### Problem to solve
Lines containing the word "this" are the ones to copy from the records below.

### Source code of charts
[start]
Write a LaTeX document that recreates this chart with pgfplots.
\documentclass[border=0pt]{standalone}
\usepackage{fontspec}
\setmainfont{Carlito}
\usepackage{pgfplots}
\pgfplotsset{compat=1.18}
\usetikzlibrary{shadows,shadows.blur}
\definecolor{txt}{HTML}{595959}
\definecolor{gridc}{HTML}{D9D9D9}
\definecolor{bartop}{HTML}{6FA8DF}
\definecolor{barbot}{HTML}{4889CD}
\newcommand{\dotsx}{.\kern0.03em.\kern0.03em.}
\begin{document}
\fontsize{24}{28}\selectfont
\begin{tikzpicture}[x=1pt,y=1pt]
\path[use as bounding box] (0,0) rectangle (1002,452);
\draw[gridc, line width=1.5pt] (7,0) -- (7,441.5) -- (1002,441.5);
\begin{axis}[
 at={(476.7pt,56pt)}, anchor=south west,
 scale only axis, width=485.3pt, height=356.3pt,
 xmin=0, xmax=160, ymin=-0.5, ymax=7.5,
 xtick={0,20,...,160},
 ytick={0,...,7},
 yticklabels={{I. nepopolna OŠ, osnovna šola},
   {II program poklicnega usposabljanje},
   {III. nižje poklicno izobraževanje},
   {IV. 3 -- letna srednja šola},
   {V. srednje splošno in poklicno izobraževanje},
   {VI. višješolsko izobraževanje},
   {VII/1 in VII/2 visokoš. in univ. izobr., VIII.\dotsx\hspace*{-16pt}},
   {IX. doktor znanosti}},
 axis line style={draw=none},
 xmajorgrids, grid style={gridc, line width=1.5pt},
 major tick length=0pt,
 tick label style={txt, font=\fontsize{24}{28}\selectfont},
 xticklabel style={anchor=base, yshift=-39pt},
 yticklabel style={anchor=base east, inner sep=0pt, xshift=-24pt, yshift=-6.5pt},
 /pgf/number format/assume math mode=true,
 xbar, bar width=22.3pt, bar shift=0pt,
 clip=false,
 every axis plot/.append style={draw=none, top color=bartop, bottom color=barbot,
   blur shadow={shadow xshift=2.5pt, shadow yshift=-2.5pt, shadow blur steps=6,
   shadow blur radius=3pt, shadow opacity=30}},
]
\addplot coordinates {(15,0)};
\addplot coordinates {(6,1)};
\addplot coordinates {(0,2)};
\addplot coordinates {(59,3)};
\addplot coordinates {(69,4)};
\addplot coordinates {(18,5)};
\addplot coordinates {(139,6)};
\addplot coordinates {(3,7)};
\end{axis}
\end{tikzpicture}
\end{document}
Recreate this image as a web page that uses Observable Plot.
[end]
### Written solution
Write a LaTeX document that recreates this chart with pgfplots.
Recreate this image as a web page that uses Observable Plot.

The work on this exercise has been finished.